Affiche de la VIe fête annuelle d'exercices physiques, 15 mai 1898.
Affiche de la VIe fête annuelle d'exercices physiques, 15 mai 1898.

AD 24, 175 J 9


Affiche pour le championnat de tir des écoles primaires, école de Cherveix-Cubas, 1929.
Affiche pour le championnat de tir des écoles primaires, école de Cherveix-Cubas, 1929.

AD 24, E dep 1814-31

La Guerre avait également permis la rencontre et la camaraderie sur le front. Des compétitions pouvaient avoir lieu, des sports d’équipe, comme le football et le rugby, favorisaient la cohésion de groupe. Le sport restait, même après le conflit, une activité propice à une forme de préparation militaire : « Le club des Merles Blancs (1925) se fixe comme objectif « la préparation militaire et l’éducation physique par l’exercice du football association ». L’article 1 des statuts du Rugby Club Mussidanais (1926) précise : « Dans l’intérêt supérieur de la République Française, la société a pour but de préparer les jeunes gens au service militaire ». Le Club Sportif Bel Air (1927) veut par la pratique du rugby « préparer au pays des hommes robustes ». La référence à la préparation militaire devient donc assez nettement académique. Point de doute qu’elle relève du discours de dirigeants et n’a guère à voir avec les préoccupations des pratiquants. » (GARRIGOU Alain, « la naissance du mouvement associatif sportif sous la IIIe République en Dordogne », dans ARNAUD P. et CAMY J., La naissance du mouvement associatif sportif en France, Presses universitaires de Lyon, 1986, p. 250.)

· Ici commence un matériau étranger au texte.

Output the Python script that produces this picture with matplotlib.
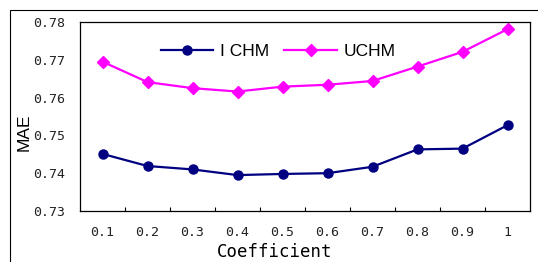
import matplotlib
matplotlib.use("Agg")
import matplotlib.pyplot as plt
from matplotlib.patches import Rectangle

coefficients = ["0.1", "0.2", "0.3", "0.4", "0.5", "0.6", "0.7", "0.8", "0.9", "1"]
ichm = [0.7451, 0.7419, 0.7410, 0.7395, 0.7398, 0.7400, 0.7417, 0.7463, 0.7465, 0.7527]
uchm = [0.7695, 0.7641, 0.7625, 0.7616, 0.7629, 0.7634, 0.7644, 0.7682, 0.7721, 0.7781]
yticks = [0.73, 0.74, 0.75, 0.76, 0.77, 0.78]

MONO = ["DejaVu Sans Mono"]
NARROW = ["Liberation Sans Narrow", "Liberation Sans", "DejaVu Sans"]

fig = plt.figure(figsize=(5.38, 2.62), dpi=100)
W, H = 538, 262

# outer chart frame (Excel style)
fig.patches.append(Rectangle((10 / W, -0.2), 1.2, 1.2 - 10 / H,
                             transform=fig.transFigure, fill=False,
                             edgecolor="black", lw=0.8, clip_on=False))

ax = fig.add_axes([80 / W, 1 - 211 / H, 450 / W, 189 / H])
x = list(range(len(coefficients)))
ax.plot(x, ichm, color="#000080", lw=1.6, marker="o", ms=6.5, label="I CHM")
ax.plot(x, uchm, color="#FF00FF", lw=1.6, marker="D", ms=6, label="UCHM")

ax.set_xlim(-0.5, len(coefficients) - 0.5)
ax.set_ylim(0.73, 0.78)
ax.set_yticks(yticks)
ax.set_yticklabels([f"{v:.2f}" for v in yticks], family=MONO, fontsize=9.5,
                   color="#222222")
ax.tick_params(axis="y", length=0, pad=11)

ax.set_xticks([i + 0.5 for i in x[:-1]])
ax.set_xticklabels([])
ax.tick_params(axis="x", direction="in", length=3, width=0.8)
for i, lab in enumerate(coefficients):
    ax.text(i, -0.115, lab, transform=ax.get_xaxis_transform(), ha="center",
            va="center", family=MONO, fontsize=9.5, color="#222222")

for s in ax.spines.values():
    s.set_linewidth(0.9)

fig.text(275 / W, 1 - 252 / H, "Coefficient", ha="center", va="center",
         family=MONO, fontsize=12.5)
fig.text(24 / W, 1 - 132 / H, "MAE", ha="center", va="center", rotation=90,
         family=NARROW, fontsize=12.5)

ax.legend(loc="upper left", bbox_to_anchor=(0.16, 0.93), ncol=2, frameon=False,
          prop={"family": NARROW, "size": 12.5}, handlelength=3,
          columnspacing=0.9, handletextpad=0.4, borderpad=0)

fig.savefig("out.png", dpi=100)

Terre de sport des Trente Glorieuses

Après la Seconde Guerre mondiale, le sport français peine à se reconstruire mais retrouve peu à peu une certaine activité. La très mauvaise performance de la France aux Jeux olympiques de Rome en 1960, mais également le désœuvrement d’une génération particulièrement jeune issue du baby-boom, vont convaincre le général de Gaulle de la nécessité d’une reprise en main. Il nomme Maurice Herzog d’abord haut-commissaire, puis secrétaire d’État à la jeunesse et aux sports : il met en place entre 1958 et 1965 un ambitieux programme dans lequel la jeunesse est relativement prioritaire. Chaque établissement scolaire doit intégrer des installations sportives d’intérieur et d’extérieur, les centres de loisirs, de vacances ou de plein air sont aussi subventionnés. Les disciplines sportives sont de plus en plus variées, voire exotiques. Au-delà du football et du rugby qui sont devenus traditionnels, du cyclisme qui poursuit son ascension, on pratique le waterpolo, la plongée, le basket ball, le motocross… On peut, en Périgord, retrouver cette pratique, tout comme ces nouveaux équipements sur les photographies présentées.

Rencontre de sport scolaire, 1966. Fonds Lagrange, 52 Fi 2304.